Box 3.13. Local government officials with a national qualification: Spain

Local government officials with national qualifications (Funcionarios de administration local con habilitacion de caracter national in Spanish) are configured as one of the key pieces of the bureaucratic-administrative structure of Spanish local governments, due to the impartiality and independence in the exercise of their assigned functions. They are selected on their qualifications and merit. The national qualification is reserved for officials with core functions within the municipality, such as Secretary General (attestation and mandatory legal advice) and economic-budgetary management control.

The selection of this group of officials is carried out by the central government’s National Institute of Public Administration through a selective process regulated by a call, bases and programmes that are approved in a bylaw.

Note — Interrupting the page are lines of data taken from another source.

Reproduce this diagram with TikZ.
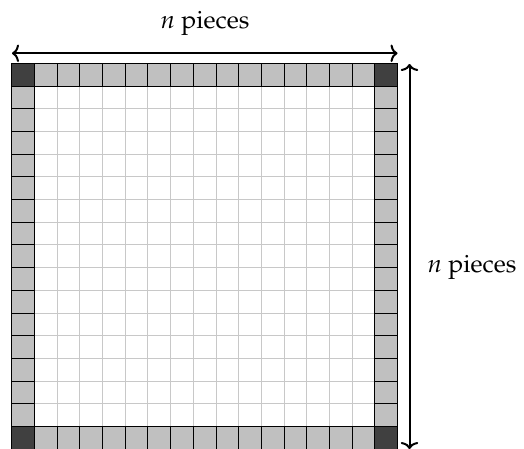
\documentclass[tikz,border=0pt]{standalone}
\usepackage[T1]{fontenc}
\usepackage{mathpazo}
\usetikzlibrary{arrows.meta}
\definecolor{edgegray}{HTML}{C0C0C0}
\definecolor{cornergray}{HTML}{404040}
\definecolor{innergray}{HTML}{C8C8C8}
\tikzset{
  edgecell/.style={draw=black, line width=0.4pt, fill=edgegray},
  cornercell/.style={draw=black, line width=0.4pt, fill=cornergray},
  gridline/.style={innergray, line width=0.4pt},
  dimarrow/.style={{To[length=2.8pt,width=7pt]}-{To[length=2.8pt,width=7pt]}, line width=0.8pt},
  dimlabel/.style={inner sep=0pt, font=\normalsize}
}
\begin{document}
\begin{tikzpicture}[x=0.4pt,y=-0.4pt]
\useasboundingbox (0,0) rectangle (524,448);
\begin{scope}[shift={(11.7,63.3)}, x=9.08pt, y=-9.08pt]
  \foreach \k in {2,...,15} {
    \draw[gridline] (\k,1) -- (\k,16);
    \draw[gridline] (1,\k) -- (16,\k);
  }
  \foreach \i in {1,...,15} {
    \draw[edgecell] (\i,0) rectangle ++(1,1);
    \draw[edgecell] (\i,16) rectangle ++(1,1);
    \draw[edgecell] (0,\i) rectangle ++(1,1);
    \draw[edgecell] (16,\i) rectangle ++(1,1);
  }
  \draw[cornercell] (0,0) rectangle ++(1,1);
  \draw[cornercell] (16,0) rectangle ++(1,1);
  \draw[cornercell] (0,16) rectangle ++(1,1);
  \draw[cornercell] (16,16) rectangle ++(1,1);
\end{scope}
\coordinate (tl) at (12,53.3);
\coordinate (tr) at (397.5,53.3);
\coordinate (rt) at (409.5,64);
\coordinate (rb) at (409.5,449);
\draw[dimarrow] (tl) -- (tr);
\draw[dimarrow] (rt) -- (rb);
\node[dimlabel] (toplabel) at (205,23) {$n$ pieces};
\node[dimlabel] (rightlabel) at (472,267) {$n$ pieces};
\end{tikzpicture}
\end{document}
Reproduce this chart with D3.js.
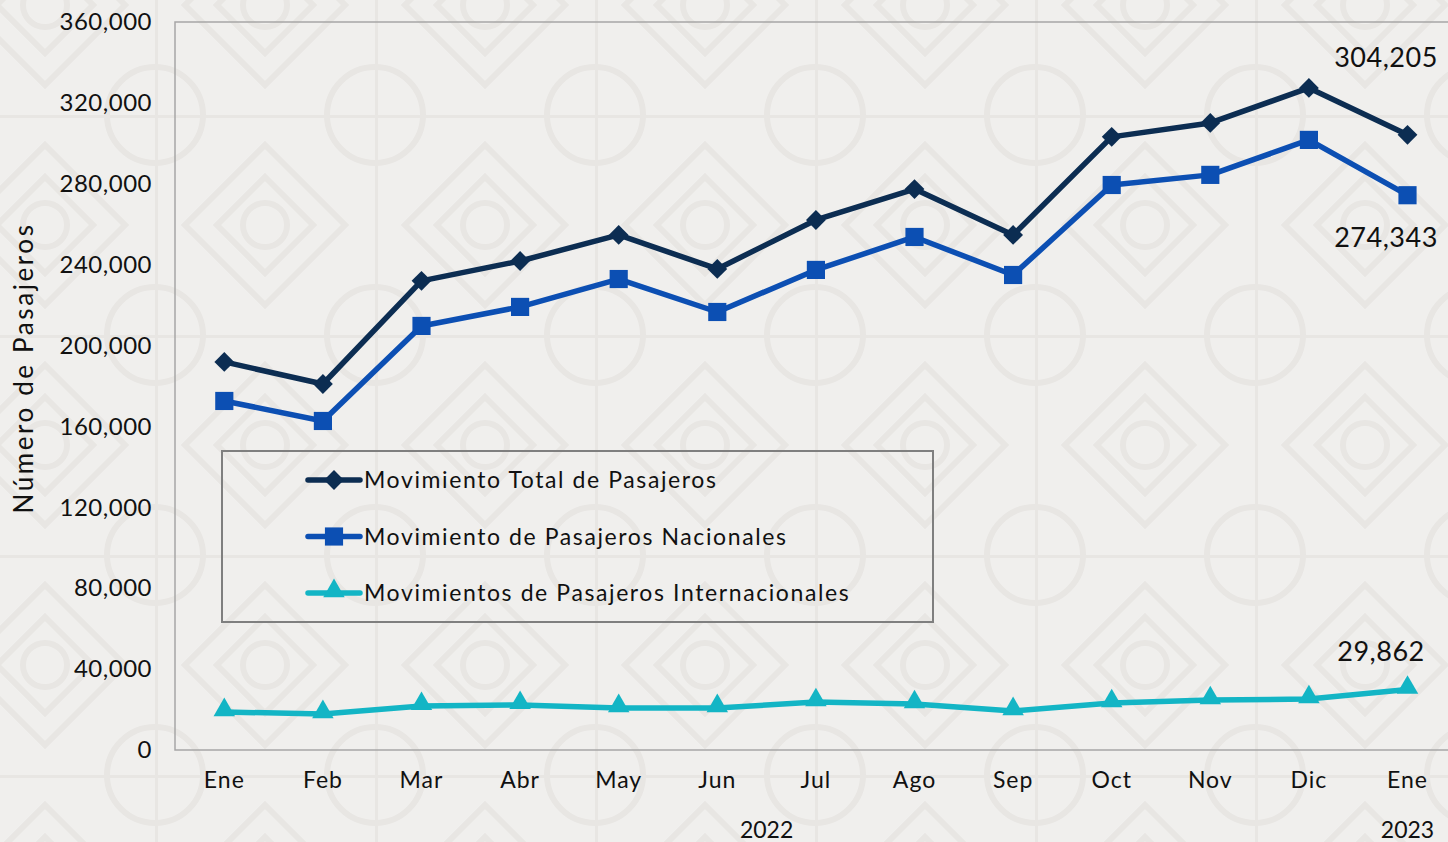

The essential characteristic of these officials is their dual organic and functional dependence: they are selected by the central government so that the Ministry of Finance and Civil Service has the administrative management of these officials, including disciplinary power, however they provide services in local governments, from which they receive their salaries.

Source: Orduna, E. (n.d.), Annex 2,

www.famp.es/famp/programas/seminarios cursos jornadas/14 AdmonLoc/informe.pdf.

The complexity and difficulties of attracting qualified workforce at governorate and municipal levels is also a challenge. Box 3.14 shows the specific recruitment for French civil servants at the subnational level in France.

Box 3.14. Civil service recruitment at subnational levels of government in France

Civil service recruitment for French subnational governments is done through a national competitive examination, which is similar to the exam for national civil service recruitment. The national government retains responsibility for managing subnational civil service competencies. Civil servants who have successfully passed the exam for subnational governments can pursue a career at different levels (region, department and municipality).

There are three types of entrance examination to the civil service: external competitions open to candidates with a given qualification; internal competitions open to civil servants meeting certain conditions in terms of length of service; and a third competition that is open to elected officials, managers of associations and the private sector.

Unlike the national civil service, successful candidates for the subnational civil service are not automatically assigned a post, but allowed to conduct a job search for posts that may be located anywhere in France. A civil servant at the subnational level may perform different duties during their professional career and advance to higher-level jobs through internal competition, promotion, a professional examination or according to seniority.

Box 3.14. Civil service recruitment at subnational levels of government in France

(cont.)

Employment conditions at subnational levels are strongly regulated, with employment frameworks being similar to those at the national level and across different governments at the same level. This allows a level of fluidity in the public sector labour market to be maintained, and builds on existing capacities in managing human resources. In some cases, when specific skills and qualified workers are required, local administrations may also employ under private contract.